Authors: Hannah Moskowitz
ISBN-13: 9781416982753, ISBN-10: 1416982752
Format: Paperback
Publisher: Simon & Schuster Children's Publishing
Date Published: August 2009
Edition: (Non-applicable)
Hannah Moskowitz wrote her first novel, Break, during her junior year of high school in Silver Spring, Maryland. She is now a freshman at the University of Maryland. Find out more at www.untilhannah.com.
Jonah is on a mission to break every bone in his body. Everyone knows that broken bones grow back stronger than they were before. And Jonah wants to be stronger—needs to be stronger—because everything around him is falling apart. Breaking, and then healing, is Jonah’s only way to cope with the stresses of home, girls, and the world on his shoulders.
When Jonah's self-destructive spiral accelerates and he hits rock bottom, will he find true strength or surrender to his breaking point?
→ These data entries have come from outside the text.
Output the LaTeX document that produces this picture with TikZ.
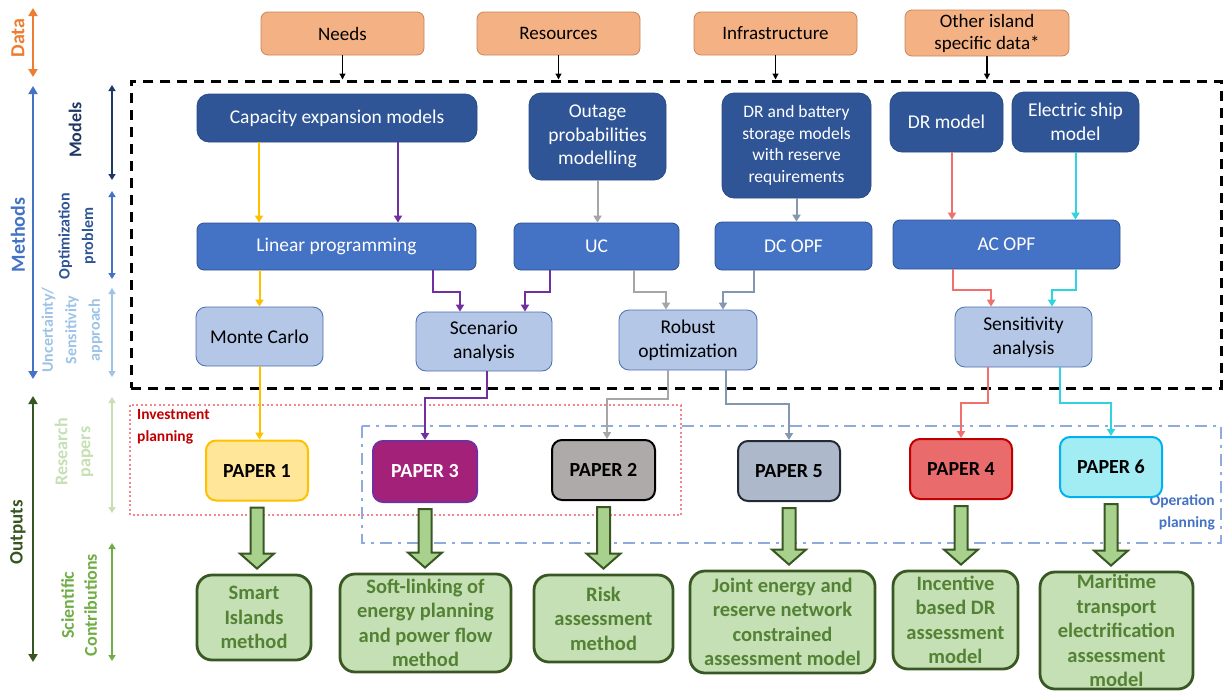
\documentclass[tikz,border=0pt]{standalone}
\usepackage{fontspec}
\setmainfont{Carlito}
\usetikzlibrary{arrows.meta,calc}
\definecolor{datafill}{HTML}{F4B183}
\definecolor{dataline}{HTML}{C9845A}
\definecolor{modfill}{HTML}{2F5597}
\definecolor{modline}{HTML}{2A4B84}
\definecolor{optfill}{HTML}{4472C4}
\definecolor{optline}{HTML}{2F528F}
\definecolor{uncfill}{HTML}{B4C7E7}
\definecolor{uncline}{HTML}{4A6DAF}
\definecolor{cfill}{HTML}{C5E0B4}
\definecolor{cline}{HTML}{385723}
\definecolor{ctext}{HTML}{548235}
\definecolor{arrfill}{HTML}{A9D18E}
\definecolor{cyel}{HTML}{FFC000}
\definecolor{cpur}{HTML}{7030A0}
\definecolor{cgray}{HTML}{A6A6A6}
\definecolor{cbgray}{HTML}{8497B0}
\definecolor{csal}{HTML}{F0706B}
\definecolor{ccyan}{HTML}{30D4DE}
\definecolor{p1fill}{HTML}{FFE699}
\definecolor{p3fill}{HTML}{A4217A}
\definecolor{p2fill}{HTML}{AEAAAA}
\definecolor{p5fill}{HTML}{ADB9CA}
\definecolor{p5line}{HTML}{222A35}
\definecolor{p4fill}{HTML}{EA6B6B}
\definecolor{p4line}{HTML}{C00000}
\definecolor{p6fill}{HTML}{A1EDF3}
\definecolor{p6line}{HTML}{00B0F0}
\definecolor{invred}{HTML}{C00000}
\definecolor{invbox}{HTML}{F4858A}
\definecolor{opblue}{HTML}{4472C4}
\definecolor{opbox}{HTML}{8FAADC}
\definecolor{axdata}{HTML}{ED7D31}
\definecolor{axmeth}{HTML}{4472C4}
\definecolor{axout}{HTML}{375623}
\definecolor{axmod}{HTML}{203864}
\definecolor{axopt}{HTML}{2F5597}
\definecolor{axunc}{HTML}{9DC3E6}
\definecolor{axres}{HTML}{C5E0B4}
\definecolor{axsci}{HTML}{70AD47}
\newcommand\fsz[2]{\fontsize{#1pt}{#2pt}\selectfont}
\newcommand\blockarr[2]{\draw[bigarr] let \p1=(#1.south), \p2=(#2.north) in
  (\x1-6.5pt,\y1-6pt) -- (\x1+6.5pt,\y1-6pt) -- (\x1+6.5pt,\y2+20pt) -- (\x1+17pt,\y2+20pt)
  -- (\x1,\y2+5pt) -- (\x1-17pt,\y2+20pt) -- (\x1-6.5pt,\y2+20pt) -- cycle;}
\tikzset{
  sz/.style 2 args={minimum width=#1pt, minimum height=#2pt},
  databox/.style={draw=dataline, fill=datafill, line width=0.8pt, rounded corners=7pt, font=\fsz{19}{22}, align=center, inner sep=0pt},
  modelbox/.style={draw=modline, fill=modfill, line width=0.8pt, rounded corners=12pt, text=white, font=\fsz{19.5}{23.5}, align=center, inner sep=0pt},
  optbox/.style={draw=optline, fill=optfill, line width=0.8pt, rounded corners=7pt, text=white, font=\fsz{19.5}{23.5}, align=center, inner sep=0pt},
  uncbox/.style={draw=uncline, fill=uncfill, line width=0.8pt, rounded corners=10pt, text=black, font=\fsz{19.5}{24}, align=center, inner sep=0pt},
  paper/.style={line width=2pt, rounded corners=10pt, font=\bfseries\fsz{20}{22}, sz={102}{60}, align=center, inner sep=0pt},
  contrib/.style={draw=cline, fill=cfill, line width=2.8pt, rounded corners=15pt, text=ctext, font=\bfseries\fsz{20.5}{24.5}, align=center, inner sep=0pt},
  conn/.style={line width=2pt, -{Triangle[length=7pt,width=8pt]}},
  dataarr/.style={line width=1.2pt, -{Triangle[length=6pt,width=6pt]}},
  bigarr/.style={draw=cline, fill=arrfill, line width=2pt, line join=miter},
  axisarr/.style={line width=2.5pt, {Triangle[length=8pt,width=9pt]}-{Triangle[length=8pt,width=9pt]}},
  subarr/.style={line width=1.6pt, {Triangle[length=6pt,width=7pt]}-{Triangle[length=6pt,width=7pt]}},
  axislabel/.style={rotate=90, font=\bfseries\fsz{20}{22}, align=center, inner sep=0pt},
  sublabel/.style={rotate=90, font=\bfseries\fsz{18}{23}, align=center, inner sep=0pt},
  sublabelsm/.style={rotate=90, font=\bfseries\fsz{16}{23.5}, align=center, inner sep=0pt},
  planlabel/.style={font=\bfseries\fsz{15.5}{22.5}, inner sep=0pt},
}
\begin{document}
\begin{tikzpicture}[x=1pt,y=-1pt]
\useasboundingbox (0,0) rectangle (1224,691);

% ---- left axis ----
\coordinate (da1) at (33,8);   \coordinate (da2) at (33,77);
\coordinate (me1) at (33,86);  \coordinate (me2) at (33,379);
\coordinate (ou1) at (33,396); \coordinate (ou2) at (33,662);
\draw[axisarr, axdata] (da1) -- (da2);
\draw[axisarr, axmeth] (me1) -- (me2);
\draw[axisarr, axout] (ou1) -- (ou2);
\node[axislabel, text=axdata] (lData) at (18,38) {Data};
\node[axislabel, text=axmeth] (lMeth) at (18,235) {Methods};
\node[axislabel, text=axout, font=\bfseries\fsz{19}{22}] (lOut) at (18,532) {Outputs};

\coordinate (sm1) at (112,85);  \coordinate (sm2) at (112,180);
\coordinate (so1) at (112,191); \coordinate (so2) at (112,279);
\coordinate (su1) at (112,288); \coordinate (su2) at (112,377);
\coordinate (sr1) at (112,397); \coordinate (sr2) at (112,513);
\coordinate (ss1) at (112,543); \coordinate (ss2) at (112,661);
\draw[subarr, axmod] (sm1) -- (sm2);
\draw[subarr, axmeth] (so1) -- (so2);
\draw[subarr, axunc] (su1) -- (su2);
\draw[subarr, axres] (sr1) -- (sr2);
\draw[subarr, axsci] (ss1) -- (ss2);
\node[sublabel, text=axmod] (lMod) at (75,130) {Models};
\node[sublabelsm, text=axopt] (lOpt) at (77,236) {Optimization\\problem};
\node[sublabelsm, text=axunc] (lUnc) at (72,330) {Uncertainty/\\Sensitivity\\approach};
\node[sublabel, text=axres] (lRes) at (74,452) {Research\\papers};
\node[sublabel, text=axsci] (lSci) at (79,605) {Scientific\\Contributions};

% ---- planning frames ----
\draw[invbox, line width=2pt, dash pattern=on 2pt off 2.5pt] (130,405) rectangle (681,515);
\draw[opbox, line width=2pt, dash pattern=on 12pt off 6pt on 3pt off 6pt] (362,426) rectangle (1221,543);
\node[planlabel, text=invred, anchor=north west, align=left] (linv) at (137,409) {Investment\\planning};
\node[planlabel, text=opblue, anchor=north east, align=right] (lop) at (1215,494) {Operation\\planning};

% ---- methods frame ----
\node[draw=black, line width=3pt, dash pattern=on 10pt off 7pt, sz={1090}{307}, inner sep=0pt] (meth) at (676,234.5) {};

% ---- data ----
\node[databox, sz={163}{43}] (d1) at (342.5,33.5) {Needs};
\node[databox, sz={163}{43}] (d2) at (558.5,33.5) {Resources};
\node[databox, sz={163}{43}] (d3) at (775.5,33.5) {Infrastructure};
\node[databox, sz={164}{46}] (d4) at (987,33) {Other island\\specific data*};
\foreach \n in {d1,d2,d3,d4} \draw[dataarr] (\n.south) -- (\n.south |- meth.north);

% ---- models ----
\node[modelbox, sz={280}{48}] (m1) at (337,118) {Capacity expansion models};
\node[modelbox, sz={137}{87}] (m2) at (597.5,136.5) {Outage\\probabilities\\modelling};
\node[modelbox, sz={149}{105}, font=\fsz{17.5}{21.5}] (m3) at (796.5,145.5) {DR and battery\\storage models\\with reserve\\requirements};
\node[modelbox, sz={113}{60}] (m4) at (946.5,122) {DR model};
\node[modelbox, sz={127}{60}] (m5) at (1075.5,122) {Electric ship\\model};

% ---- optimization ----
\node[optbox, sz={279}{47}] (o1) at (336.5,246.5) {Linear programming};
\node[optbox, sz={165}{47}] (o2) at (596.5,246.5) {UC};
\node[optbox, sz={157}{48}] (o3) at (793.5,246) {DC OPF};
\node[optbox, sz={227}{49}] (o4) at (1006.5,244.5) {AC OPF};

% ---- uncertainty ----
\node[uncbox, sz={127}{59}] (u1) at (259.5,336.5) {Monte Carlo};
\node[uncbox, sz={136}{59}] (u2) at (484,341.5) {Scenario\\analysis};
\node[uncbox, sz={138}{60}] (u3) at (688,340) {Robust\\optimization};
\node[uncbox, sz={137}{60}] (u4) at (1023.5,337) {Sensitivity\\analysis};

% ---- papers ----
\node[paper, draw=cyel, fill=p1fill] (p1) at (257,470.5) {PAPER 1};
\node[paper, draw=cpur, fill=p3fill, text=white, sz={104}{61}] (p3) at (425,471.5) {PAPER 3};
\node[paper, draw=black, fill=p2fill, sz={103}{60}] (p2) at (603.5,470) {PAPER 2};
\node[paper, draw=p5line, fill=p5fill] (p5) at (789,471) {PAPER 5};
\node[paper, draw=p4line, fill=p4fill] (p4) at (961,469) {PAPER 4};
\node[paper, draw=p6line, fill=p6fill] (p6) at (1111,467) {PAPER 6};

% ---- contributions ----
\node[contrib, sz={114}{85}] (c1) at (254,617.5) {Smart\\Islands\\method};
\node[contrib, sz={171}{98}] (c3) at (425.5,623) {Soft-linking of\\energy planning\\and power flow\\method};
\node[contrib, sz={139}{87}] (c2) at (603.5,618.5) {Risk\\assessment\\method};
\node[contrib, sz={185}{102}] (c5) at (782.5,622) {Joint energy and\\reserve network\\constrained\\assessment model};
\node[contrib, sz={125}{98}] (c4) at (955.5,620) {Incentive\\based DR\\assessment\\model};
\node[contrib, sz={153}{117}] (c6) at (1116.5,630.5) {Maritime\\transport\\electrification\\assessment\\model};

% ---- connectors ----
% yellow
\draw[conn, cyel] ([xshift=-78pt]m1.south) -- ([xshift=-78pt]m1.south |- o1.north);
\draw[conn, cyel] (u1.north |- o1.south) -- (u1.north);
\draw[conn, cyel] (u1.south) -- (u1.south |- p1.north);
% purple
\draw[conn, cpur] ([xshift=61pt]m1.south) -- ([xshift=61pt]m1.south |- o1.north);
\draw[conn, cpur] ([xshift=96.5pt]o1.south) -- ++(0,22) -| ([xshift=-24pt]u2.north);
\draw[conn, cpur] ([xshift=-46.5pt]o2.south) -- ++(0,22) -| ([xshift=41pt]u2.north);
\draw[conn, cpur] ([xshift=3pt]u2.south) -- ++(0,27) -| (p3.north);
% gray
\draw[conn, cgray] (m2.south) -- (m2.south |- o2.north);
\draw[conn, cgray] ([xshift=37.5pt]o2.south) -- ++(0,22) -| ([xshift=-22pt]u3.north);
\draw[conn, cgray] ([xshift=-20pt]u3.south) -- ++(0,29) -| ([xshift=3.5pt]p2.north);
% blue-gray
\draw[conn, cbgray] (m3.south) -- (m3.south |- o3.north);
\draw[conn, cbgray] ([xshift=-39.5pt]o3.south) -- ++(0,22) -| ([xshift=35pt]u3.north);
\draw[conn, cbgray] ([xshift=38pt]u3.south) -- ++(0,34) -| (p5.north);
% salmon
\draw[conn, csal] ([xshift=5.5pt]m4.south) -- ([xshift=5.5pt]m4.south |- o4.north);
\draw[conn, csal] ([xshift=-53.5pt]o4.south) -- ++(0,21) -| ([xshift=-32.5pt]u4.north);
\draw[conn, csal] ([xshift=-35.5pt]u4.south) -- ++(0,36) -| (p4.north);
% cyan
\draw[conn, ccyan] (m5.south) -- (m5.south |- o4.north);
\draw[conn, ccyan] ([xshift=69.5pt]o4.south) -- ++(0,21) -| ([xshift=28.5pt]u4.north);
\draw[conn, ccyan] ([xshift=36.5pt]u4.south) -- ++(0,36) -| (p6.north);

% ---- block arrows ----
\blockarr{p1}{c1}
\blockarr{p3}{c3}
\blockarr{p2}{c2}
\blockarr{p5}{c5}
\blockarr{p4}{c4}
\blockarr{p6}{c6}
\end{tikzpicture}
\end{document}
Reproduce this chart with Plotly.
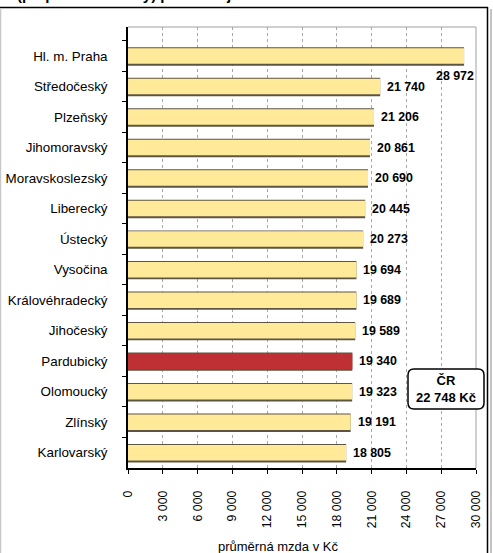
import plotly.graph_objects as go

regions = ["Hl. m. Praha", "Středočeský", "Plzeňský", "Jihomoravský", "Moravskoslezský",
           "Liberecký", "Ústecký", "Vysočina", "Královéhradecký", "Jihočeský",
           "Pardubický", "Olomoucký", "Zlínský", "Karlovarský"]
wages = [28972, 21740, 21206, 20861, 20690, 20445, 20273, 19694, 19689, 19589,
         19340, 19323, 19191, 18805]
highlight = "Pardubický"
cr_label = "ČR<br>22 748 Kč"
x_ticks = list(range(0, 30001, 3000))
x_title = "průměrná mzda v Kč"
title_line = "(přepočtené osoby) podle krajů v 1. čtvrtletí 2009"

W, H = 493, 553
L, R, T, B = 128, 476, 27, 468
FONT = "Liberation Sans, Arial, sans-serif"

def px(x):
    return (x - L) / (R - L)

def py(y):
    return (B - y) / (B - T)

def fmt(v):
    return f"{v:,}".replace(",", " ")

YELLOW = "#FFEA9A"
RED = "#BE3034"
SHADOW = "#5E5442"

band = (B - T) / len(regions)
bar_w = 16 / band
shadow_w = 19 / band
shadow_off = -bar_w / 2 - 1 / band

colors = [RED if r == highlight else YELLOW for r in regions]

fig = go.Figure()
fig.add_trace(go.Bar(x=wages, y=regions, orientation="h", width=shadow_w,
                     offset=shadow_off, marker=dict(color=SHADOW, line=dict(width=0)),
                     hoverinfo="skip", showlegend=False))
fig.add_trace(go.Bar(x=wages, y=regions, orientation="h", width=bar_w,
                     marker=dict(color=colors, line=dict(width=0)),
                     showlegend=False))

annotations = []
for i, (r, v) in enumerate(zip(regions, wages)):
    if i == 0:
        annotations.append(dict(x=x_ticks[-1], y=r, xref="x", yref="y", text=f"<b>{fmt(v)}</b>",
                                showarrow=False, xanchor="right", yanchor="middle", yshift=-20,
                                font=dict(family=FONT, size=12.4, color="black")))
    else:
        annotations.append(dict(x=v, y=r, xref="x", yref="y", text=f"<b>{fmt(v)}</b>",
                                showarrow=False, xanchor="left", yanchor="middle", xshift=5,
                                font=dict(family=FONT, size=12.4, color="black")))

annotations.append(dict(x=px(446), y=py(389), xref="paper", yref="paper",
                        text=f"<b>{cr_label}</b>", showarrow=False, xanchor="center", yanchor="middle",
                        font=dict(family=FONT, size=13, color="black")))
annotations.append(dict(x=px(278), y=py(546), xref="paper", yref="paper", text=x_title,
                        showarrow=False, xanchor="center", yanchor="middle",
                        font=dict(family=FONT, size=13, color="black")))
annotations.append(dict(x=px(15), y=py(5), xref="paper", yref="paper", text=f"<b>{title_line}</b>",
                        showarrow=False, xanchor="left", yanchor="bottom",
                        font=dict(family=FONT, size=15, color="black")))

def rounded_rect(x0, y0, x1, y1, r):
    p = lambda x, y: f"{px(x):.5f},{py(y):.5f}"
    return (f"M {p(x0 + r, y0)} L {p(x1 - r, y0)} Q {p(x1, y0)} {p(x1, y0 + r)} "
            f"L {p(x1, y1 - r)} Q {p(x1, y1)} {p(x1 - r, y1)} L {p(x0 + r, y1)} "
            f"Q {p(x0, y1)} {p(x0, y1 - r)} L {p(x0, y0 + r)} Q {p(x0, y0)} {p(x0 + r, y0)} Z")

shapes = [
    dict(type="line", xref="paper", yref="paper", x0=0, x1=1, y0=1, y1=1,
         line=dict(color="#A0A0A0", width=1)),
    dict(type="line", xref="paper", yref="paper", x0=1, x1=1, y0=0, y1=1,
         line=dict(color="#A0A0A0", width=1)),
    dict(type="line", xref="paper", yref="paper", x0=px(0), x1=px(488), y0=py(7.5), y1=py(7.5),
         line=dict(color="black", width=1.5)),
    dict(type="line", xref="paper", yref="paper", x0=px(487.5), x1=px(487.5), y0=py(7), y1=py(560),
         line=dict(color="black", width=1.5)),
    dict(type="line", xref="paper", yref="paper", x0=px(491), x1=px(491), y0=py(9), y1=py(560),
         line=dict(color="#B0B0B0", width=1.5)),
    dict(type="line", xref="paper", yref="paper", x0=px(0.5), x1=px(0.5), y0=py(8), y1=py(560),
         line=dict(color="#C8C8C8", width=1.5)),
    dict(type="path", xref="paper", yref="paper", path=rounded_rect(408, 369, 484, 409, 6),
         line=dict(color="black", width=1.5), fillcolor="white", layer="above"),
]

fig.update_layout(
    template="none",
    width=W, height=H,
    margin=dict(l=L, r=W - R, t=T, b=H - B, pad=0),
    paper_bgcolor="white", plot_bgcolor="white",
    barmode="overlay",
    separators=", ",
    font=dict(family=FONT, size=12, color="black"),
    annotations=annotations,
    shapes=shapes,
    xaxis=dict(range=[0, 30000], tickvals=x_ticks, ticktext=[fmt(v) for v in x_ticks],
               tickangle=-90, ticks="outside", ticklen=4, tickcolor="black",
               showgrid=True, gridcolor="#A8A8A8", griddash="3px,3px", gridwidth=1,
               showline=True, linecolor="black", linewidth=1.5, zeroline=False,
               automargin=False, ticklabelstandoff=12, tickfont=dict(size=12.3)),
    yaxis=dict(autorange="reversed", tickson="boundaries", ticks="outside", ticklen=4,
               tickcolor="black", showline=True, linecolor="black", linewidth=1.5,
               showgrid=False, zeroline=False, automargin=False,
               ticklabelstandoff=16, tickfont=dict(size=13.4)),
)

fig.write_html("out.html", config={"displayModeBar": False},
               post_script="document.body.style.margin='0';document.body.style.overflow='hidden';")
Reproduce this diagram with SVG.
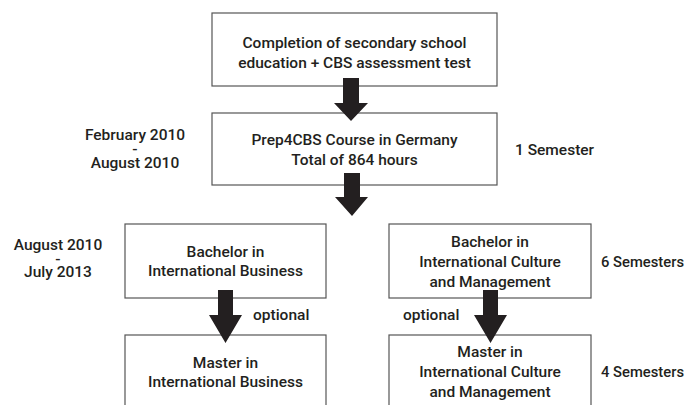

"[F]or those with a taste for the macabre and an aversion to the sentimental, it’s hard not to be taken in by the book’s strong central relationships....[Break] is like a one-man Fight Club, and it could find nearly as many ardent followers" Booklist, starred review
Seventeen-year-old Jonah is on a quest to break every bone in his body, and his best friend Naomi is there to film each attempt, as he crashes his skateboard or dives into an empty pool. His 16-year-old brother, Jesse, has deadly food allergies and their parents aren't vigilant about keeping the house safe, so that job has fallen to Jonah, who is weighed down by the responsibility. He breaks his bones so that as he heals he becomes stronger ("It's sort of a natural bionics thing. Break a leg, grow a better leg. Break a body, grow a better body"), a belief treated with almost religious reverence from some, like Naomi (who calls it a "revolution"), but that eventually results in his being institutionalized. Moskowitz, who wrote the story while a high school junior, paces the story well and creates in Jonah a believable and complex protagonist. Love interest Charlotte is one-dimensional, and Naomi strains credulity as she eggs Jonah on. But the brothers' relationship is poignant, and Moskowitz's depiction of Jonah and Jesse's respective traumas-and a family drowning in dysfunction-are viscerally real. Ages 14-up.